─── EXERCISE DATA
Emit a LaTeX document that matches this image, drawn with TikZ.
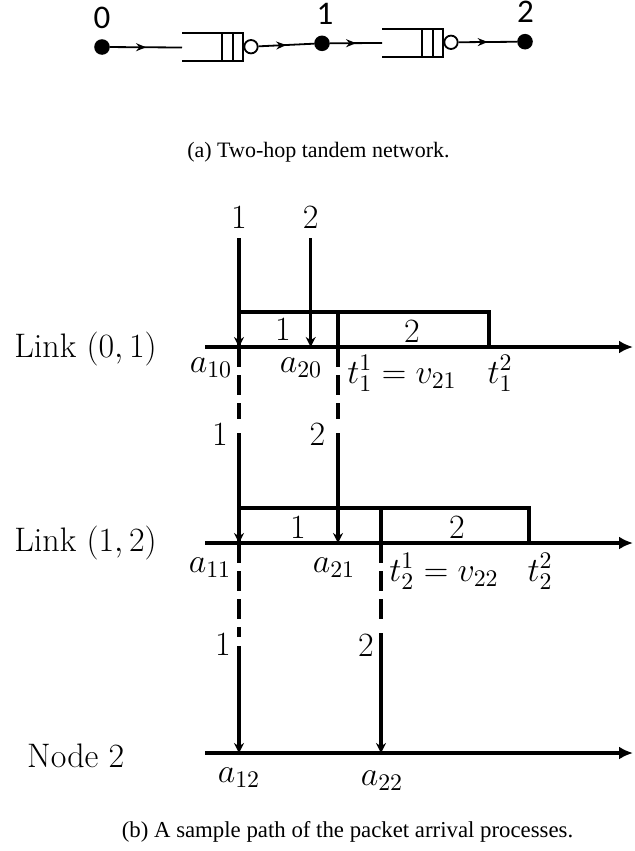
\documentclass[tikz,border=0pt]{standalone}
\usepackage{fix-cm}
\usepackage{fontspec}
\newfontfamily\capfont{Liberation Serif}
\newfontfamily\numfont{Carlito}
\usepackage{tikz}
\usetikzlibrary{arrows.meta,decorations.markings}

\begin{document}
\begin{tikzpicture}[
        x=0.5pt, y=-0.5pt,
        dot/.style={circle, fill=black, inner sep=0pt, minimum size=7.8pt},
        server/.style={circle, draw=black, line width=0.9pt, inner sep=0pt, minimum size=6.7pt},
        qline/.style={line width=0.9pt},
        flow/.style={line width=0.9pt, decoration={markings, mark=at position 0.5 with {\arrow{Stealth[length=5pt,width=4pt]}}}, postaction={decorate}},
        num/.style={font=\numfont\fontsize{16.5}{18}\selectfont, anchor=base, inner sep=0pt},
        lbl/.style={font=\fontsize{17}{20}\selectfont, anchor=base, inner sep=1pt},
        captext/.style={font=\capfont\fontsize{11}{13}\selectfont, anchor=base, inner sep=0pt},
        axis/.style={line width=1.8pt, -{Latex[length=7pt,width=6.5pt]}},
        pkt/.style={line width=1.6pt, -{Stealth[length=5pt,width=5pt]}},
        fwd/.style={line width=1.8pt, dash pattern=on 10pt off 4pt},
        box/.style={draw=black, line width=1.7pt}
        ]
        \useasboundingbox (0,0) rectangle (634,851);

        % (a) two-hop tandem network
        \node[dot] (n0) at (102,47) {};
        \node[dot] (n1) at (322,43.3) {};
        \node[dot] (n2) at (525,41.7) {};
        \node[num] (l0) at (102,28) {0};
        \node[num] (l1) at (325,25) {1};
        \node[num] (l2) at (525.5,23) {2};

        \coordinate (q1) at (182,47.5);
        \coordinate (q2) at (382,43);
        \node[server] (s1) at (251,46.7) {};
        \node[server] (s2) at (451,42.3) {};

        % queues
        \draw[qline] (182,33.3) -- (243,33.3) -- (243,60.7) -- (182,60.7);
        \draw[qline] (222,33.3) -- (222,60.7) (233,33.3) -- (233,60.7);
        \draw[qline] (382,29.3) -- (443.3,29.3) -- (443.3,56.7) -- (382,56.7);
        \draw[qline] (422,29.3) -- (422,56.7) (433,29.3) -- (433,56.7);

        \draw[flow] (n0) -- (q1);
        \draw[flow] (s1) -- (n1);
        \draw[flow] (n1) -- (q2);
        \draw[flow] (s2) -- (n2);

        \node[captext] (capa) at (318.5,157) {(a) Two-hop tandem network.};

        % (b) sample path
        \node[lbl] (link1) at (85.5,357) {Link $(0,1)$};
        \node[lbl] (link2) at (85.5,551) {Link $(1,2)$};
        \node[lbl] (node2) at (75.8,767) {Node 2};

        % arrival and departure instants
        \coordinate (a10) at (239,347);
        \coordinate (a20) at (310.7,347);
        \coordinate (t11) at (338,347);
        \coordinate (t12) at (489,347);
        \coordinate (a11) at (239,543);
        \coordinate (a21) at (338,543);
        \coordinate (t21) at (381,543);
        \coordinate (t22) at (529,543);
        \coordinate (a12) at (239,753);
        \coordinate (a22) at (381,753);

        % service boxes
        \draw[box] (a10) rectangle (t11 |- 0,312);
        \draw[box] (t11) rectangle (t12 |- 0,312);
        \draw[box] (a11) rectangle (t21 |- 0,508);
        \draw[box] (t21) rectangle (t22 |- 0,508);
        \node[lbl] (b11) at (283,340) {$1$};
        \node[lbl] (b12) at (412,342) {$2$};
        \node[lbl] (b21) at (298,538) {$1$};
        \node[lbl] (b22) at (457,538) {$2$};

        % time axes
        \coordinate (ax1) at (205,347);
        \coordinate (ax2) at (205,543);
        \coordinate (ax3) at (205,753);
        \coordinate (ex1) at (633,347);
        \coordinate (ex2) at (633,543);
        \coordinate (ex3) at (633,753);
        \draw[axis] (ax1) -- (ex1);
        \draw[axis] (ax2) -- (ex2);
        \draw[axis] (ax3) -- (ex3);

        % external arrivals at node 0
        \node[lbl] (in1) at (239,228) {$1$};
        \node[lbl] (in2) at (310.7,228) {$2$};
        \draw[pkt, shorten <=4pt] (in1) -- (a10);
        \draw[pkt, shorten <=4pt] (in2) -- (a20);

        % forwarding to node 1
        \coordinate (e10) at (239,419);
        \coordinate (e20) at (338,419);
        \coordinate (s11) at (239,433);
        \coordinate (s21) at (338,433);
        \draw[fwd] (a10) -- (e10);
        \draw[fwd] (t11) -- (e20);
        \node[lbl] (m1) at (220,445) {$1$};
        \node[lbl] (m2) at (317.5,445) {$2$};
        \draw[pkt] (s11) -- (a11);
        \draw[pkt] (s21) -- (a21);

        % forwarding to node 2
        \coordinate (e11) at (239,637);
        \coordinate (e21) at (381,622);
        \coordinate (s12) at (239,646);
        \coordinate (s22) at (381,633);
        \draw[fwd] (a11) -- (e11);
        \draw[fwd] (t21) -- (e21);
        \node[lbl] (f1) at (223,655) {$1$};
        \node[lbl] (f2) at (366,656) {$2$};
        \draw[pkt] (s12) -- (a12);
        \draw[pkt] (s22) -- (a22);

        % time labels
        \node[lbl] (la10) at (211,372) {$a_{10}$};
        \node[lbl] (la20) at (301,372) {$a_{20}$};
        \node[lbl] (lt11) at (402,383) {$t_1^1=v_{21}$};
        \node[lbl] (lt12) at (500,383) {$t_1^2$};
        \node[lbl] (la11) at (210,572) {$a_{11}$};
        \node[lbl] (la21) at (334,572) {$a_{21}$};
        \node[lbl] (lt21) at (444,581) {$t_2^1=v_{22}$};
        \node[lbl] (lt22) at (540,581) {$t_2^2$};
        \node[lbl] (la12) at (239,782) {$a_{12}$};
        \node[lbl] (la22) at (382,785) {$a_{22}$};

        \node[captext, font=\capfont\fontsize{11.4}{13}\selectfont] (capb) at (347.5,837) {(b) A sample path of the packet arrival processes.};

    \end{tikzpicture}
\end{document}
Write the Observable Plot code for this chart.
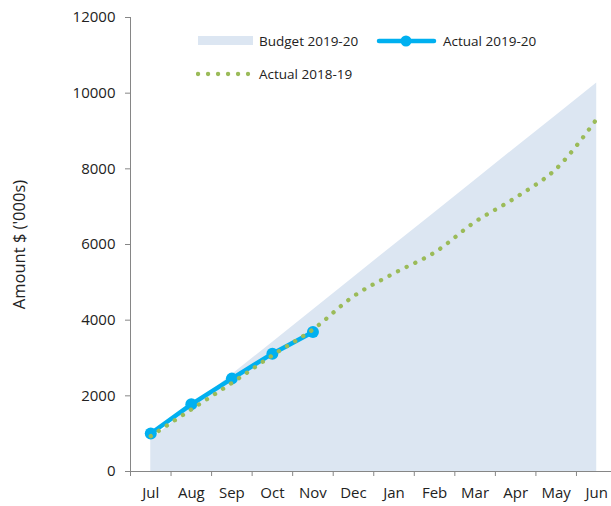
──────
Repeat the material above in full and exactly, omitting the pictures.

◆ SOLUTION FOR THIS PROBLEM:
Emit a LaTeX document that matches this image, drawn with TikZ.
\documentclass[tikz,border=0pt]{standalone}
\usepackage{fix-cm}
\usepackage{fontspec}
\newfontfamily\capfont{Liberation Serif}
\newfontfamily\numfont{Carlito}
\usepackage{tikz}
\usetikzlibrary{arrows.meta,decorations.markings}

\begin{document}
\begin{tikzpicture}[
        x=0.5pt, y=-0.5pt,
        dot/.style={circle, fill=black, inner sep=0pt, minimum size=7.8pt},
        server/.style={circle, draw=black, line width=0.9pt, inner sep=0pt, minimum size=6.7pt},
        qline/.style={line width=0.9pt},
        flow/.style={line width=0.9pt, decoration={markings, mark=at position 0.5 with {\arrow{Stealth[length=5pt,width=4pt]}}}, postaction={decorate}},
        num/.style={font=\numfont\fontsize{16.5}{18}\selectfont, anchor=base, inner sep=0pt},
        lbl/.style={font=\fontsize{17}{20}\selectfont, anchor=base, inner sep=1pt},
        captext/.style={font=\capfont\fontsize{11}{13}\selectfont, anchor=base, inner sep=0pt},
        axis/.style={line width=1.8pt, -{Latex[length=7pt,width=6.5pt]}},
        pkt/.style={line width=1.6pt, -{Stealth[length=5pt,width=5pt]}},
        fwd/.style={line width=1.8pt, dash pattern=on 10pt off 4pt},
        box/.style={draw=black, line width=1.7pt}
        ]
        \useasboundingbox (0,0) rectangle (634,851);

        % (a) two-hop tandem network
        \node[dot] (n0) at (102,47) {};
        \node[dot] (n1) at (322,43.3) {};
        \node[dot] (n2) at (525,41.7) {};
        \node[num] (l0) at (102,28) {0};
        \node[num] (l1) at (325,25) {1};
        \node[num] (l2) at (525.5,23) {2};

        \coordinate (q1) at (182,47.5);
        \coordinate (q2) at (382,43);
        \node[server] (s1) at (251,46.7) {};
        \node[server] (s2) at (451,42.3) {};

        % queues
        \draw[qline] (182,33.3) -- (243,33.3) -- (243,60.7) -- (182,60.7);
        \draw[qline] (222,33.3) -- (222,60.7) (233,33.3) -- (233,60.7);
        \draw[qline] (382,29.3) -- (443.3,29.3) -- (443.3,56.7) -- (382,56.7);
        \draw[qline] (422,29.3) -- (422,56.7) (433,29.3) -- (433,56.7);

        \draw[flow] (n0) -- (q1);
        \draw[flow] (s1) -- (n1);
        \draw[flow] (n1) -- (q2);
        \draw[flow] (s2) -- (n2);

        \node[captext] (capa) at (318.5,157) {(a) Two-hop tandem network.};

        % (b) sample path
        \node[lbl] (link1) at (85.5,357) {Link $(0,1)$};
        \node[lbl] (link2) at (85.5,551) {Link $(1,2)$};
        \node[lbl] (node2) at (75.8,767) {Node 2};

        % arrival and departure instants
        \coordinate (a10) at (239,347);
        \coordinate (a20) at (310.7,347);
        \coordinate (t11) at (338,347);
        \coordinate (t12) at (489,347);
        \coordinate (a11) at (239,543);
        \coordinate (a21) at (338,543);
        \coordinate (t21) at (381,543);
        \coordinate (t22) at (529,543);
        \coordinate (a12) at (239,753);
        \coordinate (a22) at (381,753);

        % service boxes
        \draw[box] (a10) rectangle (t11 |- 0,312);
        \draw[box] (t11) rectangle (t12 |- 0,312);
        \draw[box] (a11) rectangle (t21 |- 0,508);
        \draw[box] (t21) rectangle (t22 |- 0,508);
        \node[lbl] (b11) at (283,340) {$1$};
        \node[lbl] (b12) at (412,342) {$2$};
        \node[lbl] (b21) at (298,538) {$1$};
        \node[lbl] (b22) at (457,538) {$2$};

        % time axes
        \coordinate (ax1) at (205,347);
        \coordinate (ax2) at (205,543);
        \coordinate (ax3) at (205,753);
        \coordinate (ex1) at (633,347);
        \coordinate (ex2) at (633,543);
        \coordinate (ex3) at (633,753);
        \draw[axis] (ax1) -- (ex1);
        \draw[axis] (ax2) -- (ex2);
        \draw[axis] (ax3) -- (ex3);

        % external arrivals at node 0
        \node[lbl] (in1) at (239,228) {$1$};
        \node[lbl] (in2) at (310.7,228) {$2$};
        \draw[pkt, shorten <=4pt] (in1) -- (a10);
        \draw[pkt, shorten <=4pt] (in2) -- (a20);

        % forwarding to node 1
        \coordinate (e10) at (239,419);
        \coordinate (e20) at (338,419);
        \coordinate (s11) at (239,433);
        \coordinate (s21) at (338,433);
        \draw[fwd] (a10) -- (e10);
        \draw[fwd] (t11) -- (e20);
        \node[lbl] (m1) at (220,445) {$1$};
        \node[lbl] (m2) at (317.5,445) {$2$};
        \draw[pkt] (s11) -- (a11);
        \draw[pkt] (s21) -- (a21);

        % forwarding to node 2
        \coordinate (e11) at (239,637);
        \coordinate (e21) at (381,622);
        \coordinate (s12) at (239,646);
        \coordinate (s22) at (381,633);
        \draw[fwd] (a11) -- (e11);
        \draw[fwd] (t21) -- (e21);
        \node[lbl] (f1) at (223,655) {$1$};
        \node[lbl] (f2) at (366,656) {$2$};
        \draw[pkt] (s12) -- (a12);
        \draw[pkt] (s22) -- (a22);

        % time labels
        \node[lbl] (la10) at (211,372) {$a_{10}$};
        \node[lbl] (la20) at (301,372) {$a_{20}$};
        \node[lbl] (lt11) at (402,383) {$t_1^1=v_{21}$};
        \node[lbl] (lt12) at (500,383) {$t_1^2$};
        \node[lbl] (la11) at (210,572) {$a_{11}$};
        \node[lbl] (la21) at (334,572) {$a_{21}$};
        \node[lbl] (lt21) at (444,581) {$t_2^1=v_{22}$};
        \node[lbl] (lt22) at (540,581) {$t_2^2$};
        \node[lbl] (la12) at (239,782) {$a_{12}$};
        \node[lbl] (la22) at (382,785) {$a_{22}$};

        \node[captext, font=\capfont\fontsize{11.4}{13}\selectfont] (capb) at (347.5,837) {(b) A sample path of the packet arrival processes.};

    \end{tikzpicture}
\end{document}
Write the Observable Plot code for this chart.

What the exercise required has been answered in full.